Given Hollywood's role in publicizing the issue of gender pay inequality, it is ironic the Fair Pay Act is nearly impossible to apply to actors and actresses. To begin with, the law applies only to an "employer" and its "employees." In many instances, actors are employed not in the traditional sense but by their own "loan-out companies." Taken literally, that means an actress only would be able to compare her own pay to herself and could bring a lawsuit only against a company she owns.

Similarly, individual production companies often are set up to produce movies and television shows — meaning even if we examine the employment relationship at a level one step beyond an actress' loan-out company, that would permit pay comparisons only among actors and actresses working on the same project. In an effort to avoid these stumbling blocks, an actress bringing a Fair Pay Act lawsuit likely would argue that she was jointly employed by a movie studio or television network. But studios and networks, in turn, can take steps to try to avoid being viewed as "joint employers."

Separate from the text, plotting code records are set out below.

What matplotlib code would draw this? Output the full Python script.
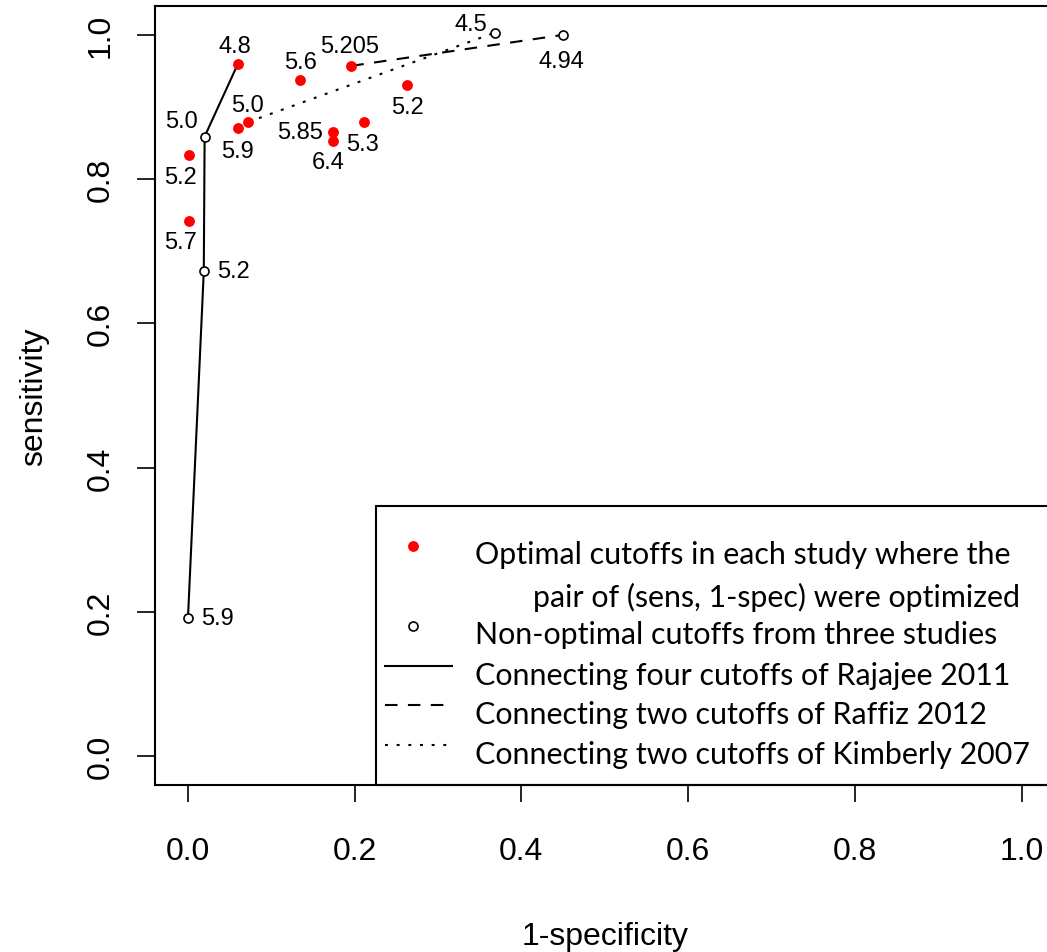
import matplotlib
matplotlib.use("Agg")
import matplotlib.pyplot as plt
from matplotlib.patches import Rectangle

# ---- data ----
opt_x = [0.060, 0.135, 0.196, 0.263, 0.072, 0.060, 0.1735, 0.1735, 0.211, 0.001, 0.001]
opt_y = [0.960, 0.937, 0.957, 0.931, 0.879, 0.871, 0.866, 0.853, 0.879, 0.834, 0.742]
opt_labels = ["4.8", "5.6", "5.205", "5.2", "5.0", "5.9", "5.85", "6.4", "5.3", "5.2", "5.7"]

non_x = [0.020, 0.019, 0.0, 0.368, 0.450]
non_y = [0.859, 0.672, 0.191, 1.003, 1.000]
non_labels = ["5.0", "5.2", "5.9", "4.5", "4.94"]

rajajee_x = [0.060, 0.020, 0.019, 0.0]
rajajee_y = [0.960, 0.859, 0.672, 0.191]
raffiz_x = [0.196, 0.450]
raffiz_y = [0.957, 1.000]
kimberly_x = [0.072, 0.368]
kimberly_y = [0.879, 1.003]

xticks = [0.0, 0.2, 0.4, 0.6, 0.8, 1.0]
yticks = [0.0, 0.2, 0.4, 0.6, 0.8, 1.0]

legend_labels = [
    "Optimal cutoffs in each study where the",
    "pair of (sens, 1-spec) were optimized",
    "Non-optimal cutoffs from three studies",
    "Connecting four cutoffs of Rajajee 2011",
    "Connecting two cutoffs of Raffiz 2012",
    "Connecting two cutoffs of Kimberly 2007",
]

# label offsets in pixels (dx, dy) relative to point
opt_offsets = [(-3, 18), (0, 18), (-2, 20), (0, -22), (0, 17), (0, -23),
               (-33, 0), (-4, -21), (-1, -22), (-8, -22), (-8, -21)]
non_offsets = [(-23, 16), (30, 0), (30, 0), (-24, 9), (-2, -26)]

W, H = 1047, 953
fig = plt.figure(figsize=(W / 100, H / 100), dpi=100)
left, right, bottom, top = 154.6, 1055.0, 786.0, 7.0
ax = fig.add_axes([left / W, 1 - bottom / H, (right - left) / W, (bottom - top) / H])
ax.set_xlim(-0.04, 1.04)
ax.set_ylim(-0.04, 1.04)

lw = 1.5
dash = (6, 5)
dot = (1.4, 4.2)
ax.plot(rajajee_x, rajajee_y, color="black", lw=lw, zorder=2)
ax.plot(raffiz_x, raffiz_y, color="black", lw=lw, dashes=dash, zorder=2)
ax.plot(kimberly_x, kimberly_y, color="black", lw=lw, dashes=dot, zorder=2)
ax.plot(opt_x, opt_y, "o", color="#ff0000", markersize=7.8, markeredgewidth=0, zorder=3)
ax.plot(non_x, non_y, "o", markerfacecolor="white", markeredgecolor="black",
        markersize=6.5, markeredgewidth=1.2, zorder=3)

lab_font = dict(family=["Liberation Sans", "DejaVu Sans"], fontsize=17)
for x, y, s, (dx, dy) in zip(opt_x, opt_y, opt_labels, opt_offsets):
    ax.annotate(s, (x, y), xytext=(dx, dy), textcoords="offset pixels",
                ha="center", va="center", **lab_font)
for x, y, s, (dx, dy) in zip(non_x, non_y, non_labels, non_offsets):
    ax.annotate(s, (x, y), xytext=(dx, dy), textcoords="offset pixels",
                ha="center", va="center", **lab_font)

# axes styling
for sp in ax.spines.values():
    sp.set_linewidth(1.5)
ax.set_xticks(xticks)
ax.set_yticks(yticks)
ax.set_xticklabels([f"{v:.1f}" for v in xticks], family=["Liberation Sans", "DejaVu Sans"], fontsize=23)
ax.set_yticklabels([f"{v:.1f}" for v in yticks], family=["Liberation Sans", "DejaVu Sans"],
                   fontsize=23, rotation=90, va="center")
ax.tick_params(axis="x", length=12.5, width=1.2, pad=24)
ax.tick_params(axis="y", length=13, width=1.2, pad=15)
ax.set_xlabel("1-specificity", family=["Liberation Sans", "DejaVu Sans"], fontsize=23, labelpad=40)
ax.set_ylabel("sensitivity", family=["Liberation Sans", "DejaVu Sans"],
              fontsize=23, labelpad=26)

# legend box (figure pixel layout)
def fx(px):
    return px / W
def fy(py):
    return 1 - py / H

fig.patches.append(Rectangle((fx(376), fy(786)), fx(1055) - fx(376), fy(507) - fy(786),
                             transform=fig.transFigure, fill=False, edgecolor="black", lw=1.5, zorder=5))
leg_font = dict(family=["Lato", "DejaVu Sans"], fontsize=21.9)
fig.lines.append(plt.Line2D([fx(413)], [fy(547)], marker="o", color="#ff0000", markersize=7.8,
                            markeredgewidth=0, transform=fig.transFigure))
fig.lines.append(plt.Line2D([fx(413)], [fy(627)], marker="o", markerfacecolor="white", markeredgecolor="black",
                            markersize=6.5, markeredgewidth=1.2, transform=fig.transFigure))
fig.lines.append(plt.Line2D([fx(385), fx(452)], [fy(667), fy(667)], color="black", lw=lw,
                            transform=fig.transFigure))
fig.lines.append(plt.Line2D([fx(385), fx(452)], [fy(706), fy(706)], color="black", lw=lw, dashes=dash,
                            transform=fig.transFigure))
fig.lines.append(plt.Line2D([fx(385), fx(452)], [fy(746), fy(746)], color="black", lw=lw, dashes=dot,
                            transform=fig.transFigure))
text_ys = [555, 597, 635, 676, 715, 755]
for i, (s, ty) in enumerate(zip(legend_labels, text_ys)):
    if i == 1:
        fig.text(fx(1020), fy(ty), s, ha="right", va="center", **leg_font)
    else:
        fig.text(fx(475), fy(ty), s, ha="left", va="center", **leg_font)

fig.savefig("out.png", dpi=100)
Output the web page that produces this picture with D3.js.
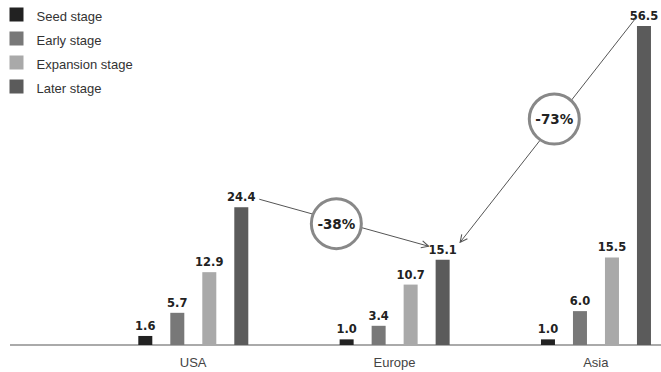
<!DOCTYPE html>
<html>
<head>
<meta charset="utf-8">
<script src="https://cdn.jsdelivr.net/npm/d3@7"></script>
<style>
  html, body { margin: 0; padding: 0; background: #fff; }
  svg { display: block; }
</style>
</head>
<body>
<svg id="chart" width="661" height="372"></svg>
<script>
const regions = ["USA", "Europe", "Asia"];
const stages = ["Seed stage", "Early stage", "Expansion stage", "Later stage"];
const seedValues = [1.6, 1.0, 1.0];
const earlyValues = [5.7, 3.4, 6.0];
const expansionValues = [12.9, 10.7, 15.5];
const laterValues = [24.4, 15.1, 56.5];
const valueLabels = [["1.6","5.7","12.9","24.4"],["1.0","3.4","10.7","15.1"],["1.0","6.0","15.5","56.5"]];
const changeLabels = ["-38%", "-73%"];
const stageColors = ["#222222", "#787878", "#a9a9a9", "#5b5b5b"];

const seriesValues = [seedValues, earlyValues, expansionValues, laterValues];

const svg = d3.select("#chart");
const W = 661, H = 372;
const baseY = 345;

const x0 = d3.scaleBand().domain(regions).range([92, 696]).paddingInner(0).paddingOuter(0);
const x1 = d3.scaleBand().domain(stages).range([46.3, 156.3]).paddingInner(0.5625).paddingOuter(0);
const y = d3.scaleLinear().domain([0, 56.5]).range([baseY, 26]);

const defs = svg.append("defs");
defs.append("marker")
  .attr("id", "arrow")
  .attr("viewBox", "0 0 10 10")
  .attr("refX", 9).attr("refY", 5)
  .attr("markerWidth", 9).attr("markerHeight", 9)
  .attr("markerUnits", "userSpaceOnUse")
  .attr("orient", "auto")
  .append("path")
  .attr("d", "M1,1 L9,5 L1,9")
  .attr("fill", "none")
  .attr("stroke", "#555")
  .attr("stroke-width", 1.2);

// Legend
const legend = svg.append("g").attr("class", "legend");
stages.forEach((s, i) => {
  const g = legend.append("g").attr("transform", `translate(9.5, ${7.5 + i * 24})`);
  g.append("rect").attr("width", 14).attr("height", 14).attr("fill", stageColors[i]);
  g.append("text").attr("x", 27).attr("y", 13)
    .attr("font-family", "Liberation Sans, Arial, sans-serif")
    .attr("font-size", 13).attr("fill", "#333").text(s);
});

// Axis baseline
svg.append("line")
  .attr("x1", 10).attr("x2", W)
  .attr("y1", baseY).attr("y2", baseY)
  .attr("stroke", "#aaa").attr("stroke-width", 2);

// Bars
const groups = svg.selectAll("g.region").data(regions).enter().append("g")
  .attr("class", "region")
  .attr("transform", d => `translate(${x0(d)},0)`);

groups.each(function(region, ri) {
  const g = d3.select(this);
  stages.forEach((s, si) => {
    const v = seriesValues[si][ri];
    g.append("rect")
      .attr("x", x1(s)).attr("width", x1.bandwidth())
      .attr("y", y(v)).attr("height", baseY - y(v))
      .attr("fill", stageColors[si]);
    g.append("text")
      .attr("x", x1(s) + x1.bandwidth() / 2)
      .attr("y", y(v) - 6)
      .attr("text-anchor", "middle")
      .attr("font-family", "DejaVu Sans, sans-serif")
      .attr("font-weight", "bold")
      .attr("font-size", 11.5).attr("fill", "#222")
      .text(valueLabels[ri][si]);
  });
  g.append("text")
    .attr("x", x0.bandwidth() / 2 + 0.5)
    .attr("y", 367)
    .attr("text-anchor", "middle")
    .attr("font-family", "Liberation Sans, Arial, sans-serif")
    .attr("font-size", 13).attr("fill", "#444")
    .text(region);
});

// Annotations
const later = stages[3];
const cx = (r) => x0(r) + x1(later) + x1.bandwidth() / 2;
const usaTop = y(laterValues[0]), eurTop = y(laterValues[1]), asiaTop = y(laterValues[2]);

const arrows = [
  { x1: cx("USA") + 18, y1: usaTop - 8, x2: cx("Europe") - 14, y2: eurTop - 13.5, t: 0.455, dy: 3, dx: 0 },
  { x1: cx("Asia") - 8.5, y1: asiaTop - 7.5, x2: cx("Europe") + 17.5, y2: eurTop - 17.5, t: 0.463, dy: -3, dx: 0 }
];

arrows.forEach((a, i) => {
  svg.append("line")
    .attr("x1", a.x1).attr("y1", a.y1).attr("x2", a.x2).attr("y2", a.y2)
    .attr("stroke", "#555").attr("stroke-width", 1)
    .attr("marker-end", "url(#arrow)");
  const ccx = a.x1 + (a.x2 - a.x1) * a.t + a.dx;
  const ccy = a.y1 + (a.y2 - a.y1) * a.t + a.dy;
  svg.append("circle")
    .attr("cx", ccx).attr("cy", ccy).attr("r", 25)
    .attr("fill", "#fff").attr("stroke", "#888").attr("stroke-width", 3);
  svg.append("text")
    .attr("x", ccx).attr("y", ccy + 5)
    .attr("text-anchor", "middle")
    .attr("font-family", "DejaVu Sans, sans-serif")
    .attr("font-weight", "bold")
    .attr("font-size", 13.5).attr("fill", "#222")
    .text(changeLabels[i]);
});
</script>
</body>
</html>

Most employees receive a straightforward salary or hourly rate, and possibly a bonus. However, courtrooms have been filled with directors, producers, actors and actresses trying to sort out whether they were paid properly for work on a movie or TV show. If an actress negotiates a lower upfront "salary" but higher future profit-participation potential, does that mean she is being paid more or less than an actor who negotiates higher upfront payments but lower profit participation?

Nor is it clear what would constitute "substantially similar" work for actors. Whereas large companies might have numerous employees who perform similar jobs, every film, TV show and commercial is different. Two roles might even have similar amounts of screen time, but one is considered more significant. How do you compare an actor's role on a network show to an actress' role on a show for Netflix? How about a lead role in an indie movie versus a supporting role in a studio's summer blockbuster? What about the value of acting in a drama, comedy or "dramedy"?

If a pay disparity exists, then the employer must show it owes to "a bona fide factor other than sex, such as education, training or experience." Is an award nomination a "bona fide" factor? What about age or physical appearance? How do you determine if one role is more difficult than another role? Education is one of the factors, but few would contend a degree from Juilliard translates meaningfully into ratings or box-office revenue.

Employers throughout California are preparing for Fair Pay Act litigation by conducting analyses to determine whether gender pay disparities exist, working to understand the cause of any disparities then deciding whether to change their policies and practices. However, the entertainment industry's unique nuances, combined with general reluctance by talent to sue, makes it unlikely we will see many Fair Pay Act lawsuits filed under actresses' names. To be sure, though, "Fair Pay Act" will be tossed across bargaining tables in an effort to gain pay information and negotiating leverage. Networks and studios must be ready to justify compensation offers with data to support their positions.

Ultimately, the greatest industry impact of the law might be that it has heightened awareness of gender pay equity issues.

Geoffrey DeBoskey heads Sidley Austin's Los Angeles employment and labor practice group. The views expressed are his own.